A police commissioner Canadians can be proud of Add to ...

Chris Lewis, head of the Ontario Provincial Police, is being accused of undermining the rule of law. A respected judge, David Brown of the Ontario Superior Court of Justice, has questioned the force’s “passivity” in its delay in enforcing his injunction meant to end an aboriginal blockade on a rail line between Toronto and Montreal. That delay, Judge Brown said, “leads me to doubt that a future exists in this province for the use of court injunctions in cases of public demonstrations.”

Judge Brown’s frustration is understandable, and widely shared by the public. But he is not standing in Mr. Lewis’s shoes. Mr. Lewis is determined to use his discretion wisely. He heads a force that made mistakes at a 1995 native occupation at Ipperwash Provincial Park – mistakes that led to a police officer shooting an unarmed native man, Dudley George. Those mistakes occurred after the premier, Mike Harris, said, “I want the fucking Indians out of the park.” The province later spent three years and $25.6-million on a judicial inquiry into where things went wrong.

We don’t understand what the protesters who block roads or rail lines expect to accomplish. They can only undermine support for their cause among Canadians. A co-founder of the Idle No More movement has said as much. The justice system – including judges and police – should stand up to these protesters.

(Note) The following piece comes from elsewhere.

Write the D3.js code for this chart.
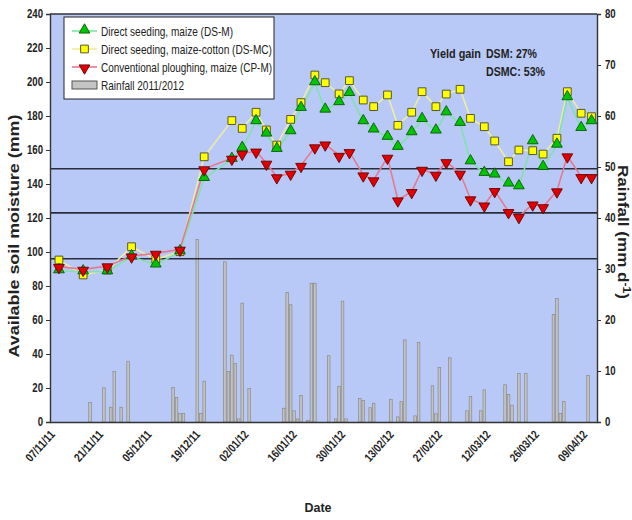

But edicts are easy. The OPP have multiple risks to confront. “I’d rather be criticized for a decision to not jeopardize, take or lose lives than for taking unnecessary aggressive action that undoubtedly will,” Mr. Lewis said, in a videotape circulated to OPP members and available to the public on YouTube. Aboriginal protesters, he said, could “paralyze this country” through blockades if they choose – meaning that a careful, negotiated approach is the best one.

The Ontario Court of Appeal was faced with a similar dispute over aboriginal blockades in Caledonia in 2006. It said the police and the Crown, not judges, are in the best position to determine how to do their job. “The immediate enforcement and prosecution of violations of the law may not always be the wise course of action or the course of action that best serves the public interest.”

Canada is lucky to have police leaders like Chris Lewis, who understand that authority is more than brute force, and that police need to move carefully, lest they undermine the rule of law even as they try to uphold it.